Editor's Note: the Bretton Woods II that Ms. Slaughter promoted at Davos was not the conference that George Soros organized in 2011, to which her New America Foundation had sent a representative. Ms. Slaughter was referring to a project, also named Bretton Woods II, of the New America Foundation. This project will culminate in a SECOND conference named Bretton Woods II in 2016. While these redundantly named events are separate, their purposes appear similar. An earlier version of this article did not differentiate between the two. We apologize for any confusion.
The World Economic Forum in Davos, Switzerland, is supposed to be a place where world leaders solve the world’s economic and social problems. But, for the president of one Soros-funded group, it’s also a place to make a sales pitch for her plan to change the global economy. And the name for that plan is identical to one that Soros pitched back in 2009.
Anne-Marie Slaughter, president of the New America Foundation, told attendees in Davos that the answers for many of the economic questions that the world was facing could be found in Bretton Woods II, an initiative being pushed by her group.
There was actually an early conference also named Bretton Woods II, and the New America Foundation sent a representative to it. Soros gave $50 million to the group that hosted that conference in 2011. The New America Foundation has received $4,556,875 from Soros since 2001. This is the same Soros who called capitalism the “main enemy of the open society.”
“There’s an initiative called the Bretton Woods II initiative,” Slaughter said, “that brings governments, large pension funds, large sovereign wealth funds, civil society, to pledge to commit one percent of their resources to invest long term in development financing, in social impact investing and in civil society support. That’s a kind of leadership. It’s collaborative – it’s not the person out there in front – it’s collaborative, it’s bringing people together, and it’s mobilizing multiple sectors for the public good.” According to the New America Foundation, the Bretton Woods II initiative is not connected to the original Bretton Woods II conference, despite the similarities in both name and purpose.
In 2011, the Institute for New Economic Thinking (INET), a group that Soros spent $50 million on, hosted the second Bretton Woods conference. The executive director of that group was a former managing director at Soros Fund Management. More than two-thirds of the speakers at that conference had direct ties to Soros. This is the same George Soros who said that "the main enemy of the open society, I believe, is no longer the communist but the capitalist threat."

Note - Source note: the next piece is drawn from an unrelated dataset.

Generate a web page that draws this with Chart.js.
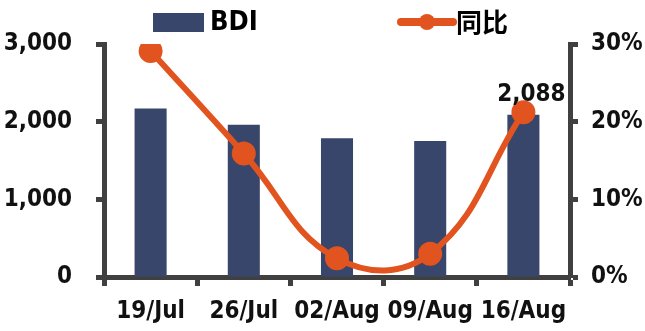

The event brought together "more than 200 academic, business and government policy thought leaders' to repeat the famed 1944 Bretton Woods gathering that helped create the World Bank and International Monetary Fund. Soros wanted a new 'multilateral system," or an economic system where America wasn’t so dominant.
The Soros ties at the conference weren’t a coincidence. On Nov. 4, 2009, Soros wrote an op-ed calling for "a grand bargain that rearranges the entire financial order." He added that his goal was to bring about "a new Bretton Woods conference, like the one that established the post-WWII international financial architecture." Only a week before that op-ed ran, Soros helped to found INET – the very group that hosted the second Bretton Woods conference less than two years later.
Soros described in the 2009 op-ed that U.S.-China conflict as "another stark choice between two fundamentally different forms of organization: international capitalism and state capitalism." He concluded that "a new multilateral system based on sounder principles must be invented." As he explained it in 2010, "we need a global sheriff."
New America senior fellow Barry Lynn attended the first Bretton Woods II on behalf of the foundation. At the time, Steve Coll was president of the New America Foundation. Coll is now the dean of the Columbia Graduate School of Journalism at Columbia University.